How to Store a Lawn Mower for Winter My Proven Method

Quick Overview

  • Old gas left in the tank all winter is the most common reason mowers won’t start in spring.
  • For gas mowers, drain the tank or add a fuel stabilizer, then change the oil before storage.
  • For battery mowers, charge the battery to about 40-60% and store it indoors, away from the mower itself.
  • Clean the deck, blade, and underside before storage. This stops rust before it starts.
  • This step-by-step method to store a lawn mower for winter takes about 30 to 45 minutes for gas mowers, and less for battery mowers.

Last November, frost covered the grass in my backyard outside Minneapolis.

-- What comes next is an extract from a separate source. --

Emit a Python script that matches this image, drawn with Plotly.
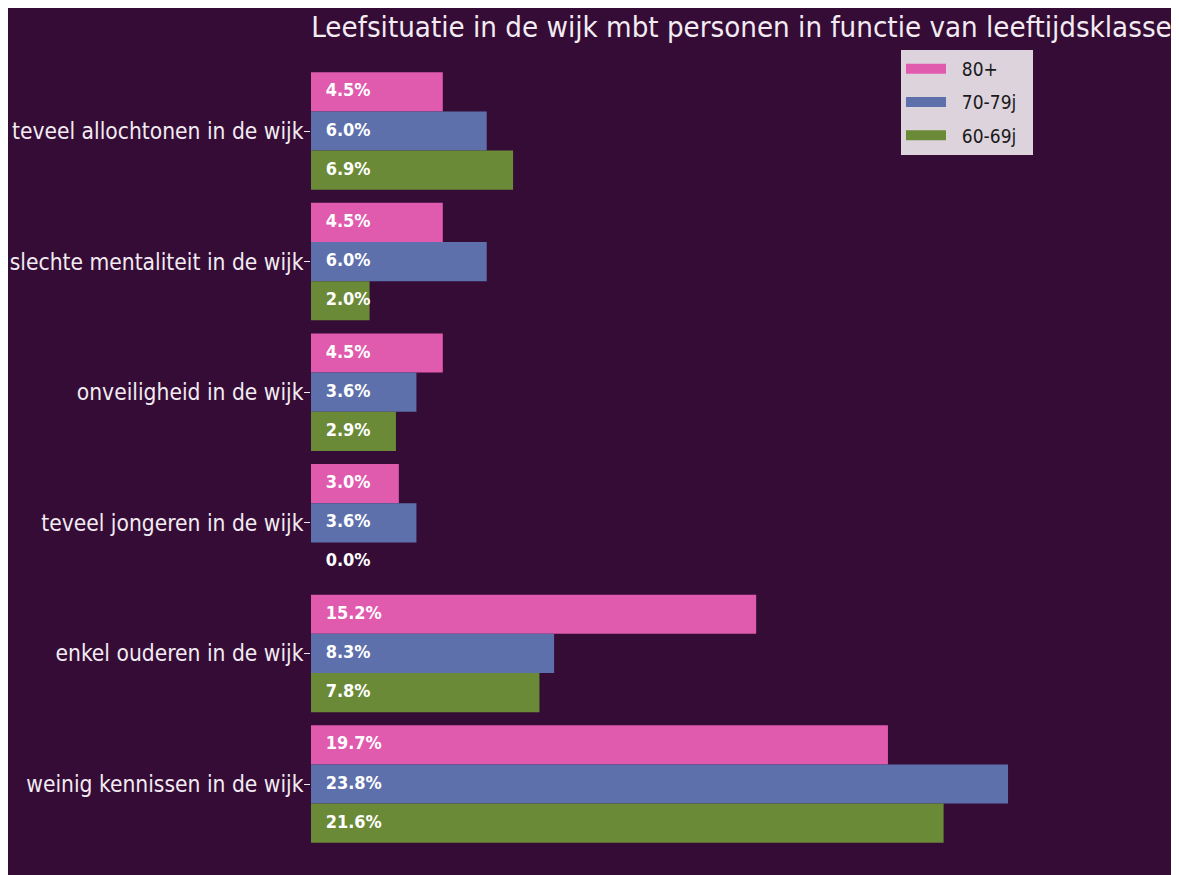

I walked into the garage and saw it: a gas can, half full, sitting right next to my mower. That gas had been there since August.

I almost poured it straight into the tank. That would have been a mistake. By spring, that old gas could have turned my carburetor into a gummy mess.

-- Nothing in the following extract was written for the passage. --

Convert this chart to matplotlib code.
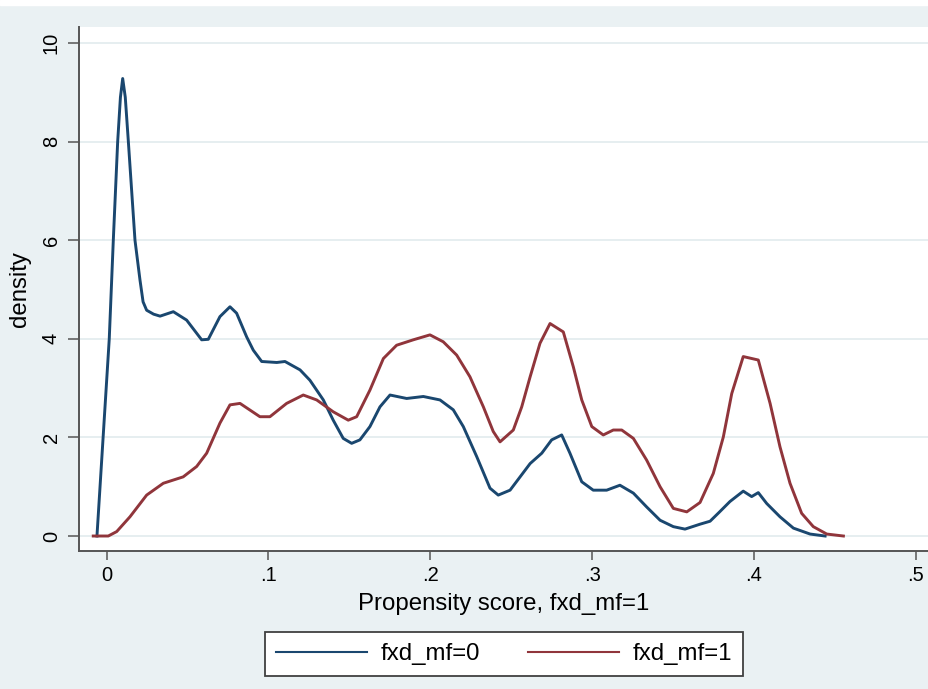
import matplotlib
matplotlib.use("Agg")
import matplotlib.pyplot as plt
from matplotlib.patches import Rectangle

# kernel density of the propensity score
x_mf0 = [-0.006, 0.0016, 0.0041, 0.0068, 0.0085, 0.0099, 0.0115, 0.0134, 0.0175, 0.0206,
         0.0225, 0.0247, 0.029, 0.033, 0.0412, 0.0494, 0.0587, 0.0628, 0.07, 0.0762,
         0.0803, 0.0865, 0.0906, 0.0958, 0.1051, 0.1102, 0.1195, 0.1256, 0.1339, 0.14,
         0.1462, 0.1514, 0.1565, 0.1627, 0.1689, 0.1751, 0.1854, 0.1957, 0.206, 0.2142,
         0.2204, 0.2287, 0.2369, 0.242, 0.2493, 0.2555, 0.2617, 0.2689, 0.275, 0.2812,
         0.2863, 0.2936, 0.3007, 0.309, 0.3172, 0.3255, 0.3337, 0.342, 0.3502, 0.3574,
         0.3667, 0.3729, 0.3785, 0.3852, 0.3934, 0.3986, 0.4027, 0.4079, 0.4161, 0.4244,
         0.4347, 0.444]
y_mf0 = [0, 4.0, 6.0, 8.0, 8.9, 9.28, 8.9, 8.0, 6.0, 5.19,
         4.75, 4.58, 4.5, 4.46, 4.55, 4.38, 3.98, 3.99, 4.45, 4.65,
         4.52, 4.04, 3.77, 3.54, 3.52, 3.54, 3.37, 3.16, 2.76, 2.35,
         1.98, 1.88, 1.95, 2.22, 2.62, 2.86, 2.79, 2.83, 2.76, 2.56,
         2.22, 1.61, 0.97, 0.83, 0.93, 1.2, 1.47, 1.68, 1.95, 2.05,
         1.68, 1.1, 0.93, 0.93, 1.03, 0.87, 0.59, 0.32, 0.19, 0.14,
         0.24, 0.30, 0.48, 0.7, 0.91, 0.8, 0.88, 0.66, 0.39, 0.16,
         0.04, 0.0]

x_mf1 = [-0.0083, 0.001, 0.0062, 0.0144, 0.0247, 0.035, 0.0473, 0.0556, 0.0618, 0.07,
         0.0762, 0.0824, 0.0947, 0.1009, 0.1112, 0.1215, 0.1298, 0.14, 0.1493, 0.1545,
         0.1627, 0.171, 0.1792, 0.1895, 0.1998, 0.208, 0.2163, 0.2245, 0.2328, 0.2389,
         0.2431, 0.2513, 0.2565, 0.2617, 0.2678, 0.274, 0.2822, 0.2884, 0.2936, 0.2998,
         0.3069, 0.3131, 0.3183, 0.3255, 0.3337, 0.342, 0.3502, 0.3585, 0.3667, 0.3749,
         0.3811, 0.3863, 0.3934, 0.4027, 0.41, 0.4161, 0.4223, 0.4295, 0.4367, 0.445,
         0.4553]
y_mf1 = [0.0, 0.0, 0.09, 0.39, 0.83, 1.07, 1.2, 1.41, 1.68, 2.29,
         2.66, 2.69, 2.42, 2.42, 2.69, 2.86, 2.76, 2.52, 2.35, 2.42,
         2.96, 3.6, 3.87, 3.98, 4.08, 3.94, 3.67, 3.23, 2.62, 2.12,
         1.91, 2.15, 2.62, 3.23, 3.91, 4.31, 4.14, 3.43, 2.76, 2.22,
         2.05, 2.15, 2.15, 1.98, 1.54, 1.0, 0.56, 0.49, 0.68, 1.27,
         2.01, 2.89, 3.64, 3.57, 2.69, 1.81, 1.07, 0.46, 0.19, 0.04,
         0.0]

xticks = [0, 0.1, 0.2, 0.3, 0.4, 0.5]
xtick_labels = ["0", ".1", ".2", ".3", ".4", ".5"]
yticks = [0, 2, 4, 6, 8, 10]
ytick_labels = ["0", "2", "4", "6", "8", "10"]

plt.rcParams["font.family"] = ["Liberation Sans", "DejaVu Sans"]

fig = plt.figure(figsize=(9.29, 6.89), dpi=100, facecolor="#eaf1f3")
fig.patches.append(Rectangle((0, 1 - 5 / 689), 1, 5 / 689, transform=fig.transFigure,
                             color="white", zorder=0))

ax = fig.add_axes([79 / 929, 138 / 689, 850 / 929, 524 / 689])
ax.set_facecolor("white")

ax.plot(x_mf0, y_mf0, color="#1a476f", lw=2.1, label="fxd_mf=0", zorder=3)
ax.plot(x_mf1, y_mf1, color="#90353b", lw=2.1, label="fxd_mf=1", zorder=3)

ax.set_xlim(-0.0171, 0.5082)
ax.set_ylim(-0.304, 10.325)

ax.set_xticks(xticks)
ax.set_xticklabels(xtick_labels)
ax.set_yticks(yticks)
ax.set_yticklabels(ytick_labels, rotation=90, va="center")

ax.grid(axis="y", color="#e6eef0", lw=1.4, zorder=1)
ax.set_axisbelow(True)

for side in ["top", "right"]:
    ax.spines[side].set_visible(False)
for side in ["left", "bottom"]:
    ax.spines[side].set_color("#555555")
    ax.spines[side].set_linewidth(1.4)

ax.tick_params(axis="x", length=6.5, width=1.1, color="#555555", pad=4, labelsize=14.5)
ax.tick_params(axis="y", length=8, width=1.1, color="#555555", pad=5, labelsize=14.5)

ax.set_xlabel("Propensity score, fxd_mf=1", fontsize=17.3, labelpad=6)
ax.set_ylabel("density", fontsize=17.3, labelpad=8)

leg = ax.legend(loc="center", bbox_to_anchor=(504 / 929, 1 - 654 / 689),
                bbox_transform=fig.transFigure, ncol=2, fontsize=17.3,
                handlelength=3.8, handletextpad=0.55, columnspacing=2.0,
                borderpad=0.45, fancybox=False, framealpha=1)
leg.get_frame().set_edgecolor("#404040")
leg.get_frame().set_linewidth(1.3)
for line in leg.get_lines():
    line.set_linewidth(1.5)

fig.savefig("out.png", dpi=100, facecolor=fig.get_facecolor())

That’s the year I learned how to store a lawn mower for winter the right way. Not the rushed way. The way that actually works come spring.

Since then, I’ve winterized mowers all over the place. A cold garage in Minnesota. A damp shed near Portland, Oregon. Even a Texas carport, where winter barely shows up at all.

This guide is for anyone with a gas mower or a battery mower. Maybe your mower struggled to start last spring. Maybe this is your first fall as a homeowner. Either way, here’s exactly what I do, step by step, every single year.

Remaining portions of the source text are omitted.